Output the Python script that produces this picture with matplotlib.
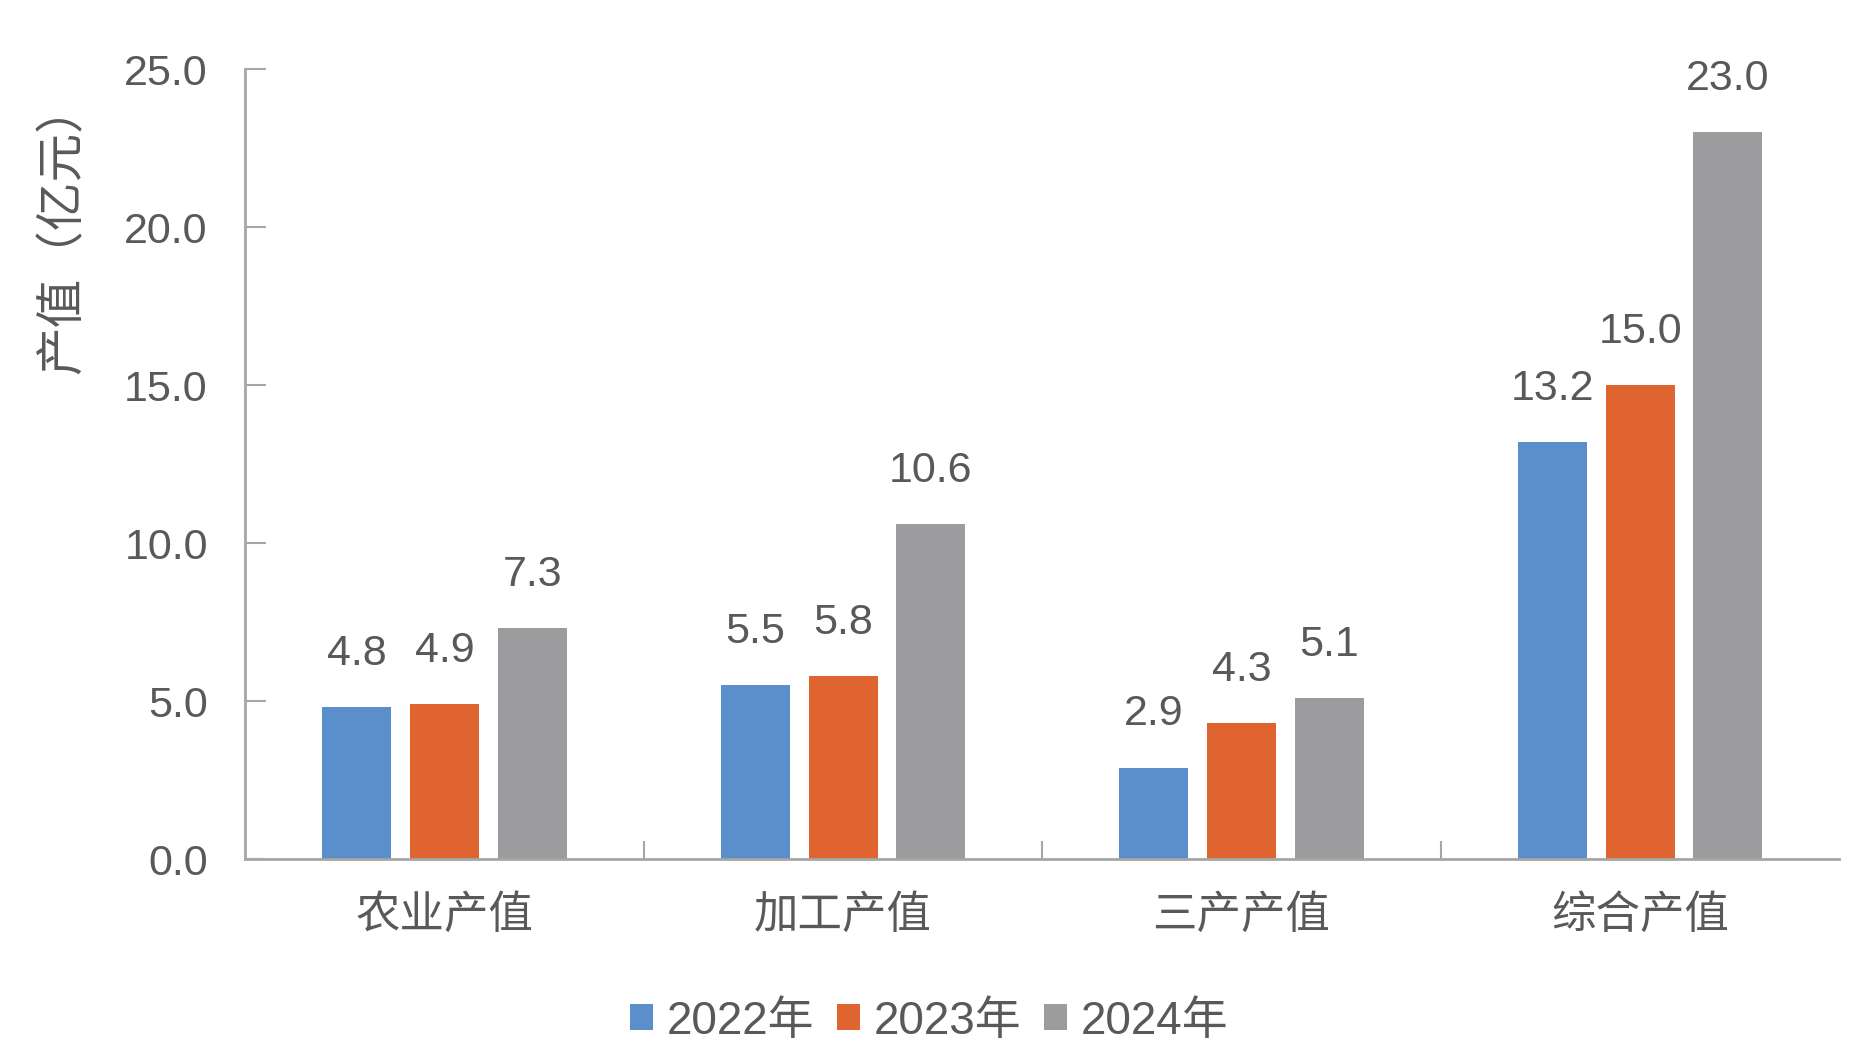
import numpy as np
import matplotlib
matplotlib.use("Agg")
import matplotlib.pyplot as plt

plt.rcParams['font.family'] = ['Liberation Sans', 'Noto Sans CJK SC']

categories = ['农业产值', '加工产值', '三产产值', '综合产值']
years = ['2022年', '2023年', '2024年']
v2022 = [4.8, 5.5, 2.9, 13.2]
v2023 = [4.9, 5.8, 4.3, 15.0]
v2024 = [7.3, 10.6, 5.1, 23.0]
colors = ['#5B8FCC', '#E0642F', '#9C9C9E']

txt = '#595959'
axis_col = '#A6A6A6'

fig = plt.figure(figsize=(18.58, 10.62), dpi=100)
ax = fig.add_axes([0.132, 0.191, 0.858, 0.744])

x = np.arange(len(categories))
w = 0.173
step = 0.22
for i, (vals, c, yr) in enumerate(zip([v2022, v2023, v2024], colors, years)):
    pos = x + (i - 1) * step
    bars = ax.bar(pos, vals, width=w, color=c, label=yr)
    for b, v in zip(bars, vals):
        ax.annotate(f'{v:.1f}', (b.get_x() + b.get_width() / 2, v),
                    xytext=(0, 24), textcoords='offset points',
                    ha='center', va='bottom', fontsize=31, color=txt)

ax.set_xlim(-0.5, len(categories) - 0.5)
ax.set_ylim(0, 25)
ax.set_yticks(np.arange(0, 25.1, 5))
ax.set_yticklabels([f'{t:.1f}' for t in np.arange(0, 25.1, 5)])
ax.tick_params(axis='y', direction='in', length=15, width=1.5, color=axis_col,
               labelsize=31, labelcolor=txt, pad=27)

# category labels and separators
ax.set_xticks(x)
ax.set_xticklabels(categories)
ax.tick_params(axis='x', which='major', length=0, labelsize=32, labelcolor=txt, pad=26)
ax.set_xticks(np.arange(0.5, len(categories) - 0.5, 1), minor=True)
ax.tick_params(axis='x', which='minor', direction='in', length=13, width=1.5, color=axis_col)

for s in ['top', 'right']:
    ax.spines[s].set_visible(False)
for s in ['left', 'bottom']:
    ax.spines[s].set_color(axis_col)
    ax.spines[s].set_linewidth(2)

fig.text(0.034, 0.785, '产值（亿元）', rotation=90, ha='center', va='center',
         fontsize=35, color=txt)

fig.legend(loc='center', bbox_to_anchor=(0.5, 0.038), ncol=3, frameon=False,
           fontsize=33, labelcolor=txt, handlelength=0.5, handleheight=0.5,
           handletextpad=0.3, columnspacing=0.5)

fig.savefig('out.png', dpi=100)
--- --- ---
Copy all the lines of data exactly as they appear, dropping any images.

- _The completed task_:
Output the Python script that produces this picture with matplotlib.
import numpy as np
import matplotlib
matplotlib.use("Agg")
import matplotlib.pyplot as plt

plt.rcParams['font.family'] = ['Liberation Sans', 'Noto Sans CJK SC']

categories = ['农业产值', '加工产值', '三产产值', '综合产值']
years = ['2022年', '2023年', '2024年']
v2022 = [4.8, 5.5, 2.9, 13.2]
v2023 = [4.9, 5.8, 4.3, 15.0]
v2024 = [7.3, 10.6, 5.1, 23.0]
colors = ['#5B8FCC', '#E0642F', '#9C9C9E']

txt = '#595959'
axis_col = '#A6A6A6'

fig = plt.figure(figsize=(18.58, 10.62), dpi=100)
ax = fig.add_axes([0.132, 0.191, 0.858, 0.744])

x = np.arange(len(categories))
w = 0.173
step = 0.22
for i, (vals, c, yr) in enumerate(zip([v2022, v2023, v2024], colors, years)):
    pos = x + (i - 1) * step
    bars = ax.bar(pos, vals, width=w, color=c, label=yr)
    for b, v in zip(bars, vals):
        ax.annotate(f'{v:.1f}', (b.get_x() + b.get_width() / 2, v),
                    xytext=(0, 24), textcoords='offset points',
                    ha='center', va='bottom', fontsize=31, color=txt)

ax.set_xlim(-0.5, len(categories) - 0.5)
ax.set_ylim(0, 25)
ax.set_yticks(np.arange(0, 25.1, 5))
ax.set_yticklabels([f'{t:.1f}' for t in np.arange(0, 25.1, 5)])
ax.tick_params(axis='y', direction='in', length=15, width=1.5, color=axis_col,
               labelsize=31, labelcolor=txt, pad=27)

# category labels and separators
ax.set_xticks(x)
ax.set_xticklabels(categories)
ax.tick_params(axis='x', which='major', length=0, labelsize=32, labelcolor=txt, pad=26)
ax.set_xticks(np.arange(0.5, len(categories) - 0.5, 1), minor=True)
ax.tick_params(axis='x', which='minor', direction='in', length=13, width=1.5, color=axis_col)

for s in ['top', 'right']:
    ax.spines[s].set_visible(False)
for s in ['left', 'bottom']:
    ax.spines[s].set_color(axis_col)
    ax.spines[s].set_linewidth(2)

fig.text(0.034, 0.785, '产值（亿元）', rotation=90, ha='center', va='center',
         fontsize=35, color=txt)

fig.legend(loc='center', bbox_to_anchor=(0.5, 0.038), ncol=3, frameon=False,
           fontsize=33, labelcolor=txt, handlelength=0.5, handleheight=0.5,
           handletextpad=0.3, columnspacing=0.5)

fig.savefig('out.png', dpi=100)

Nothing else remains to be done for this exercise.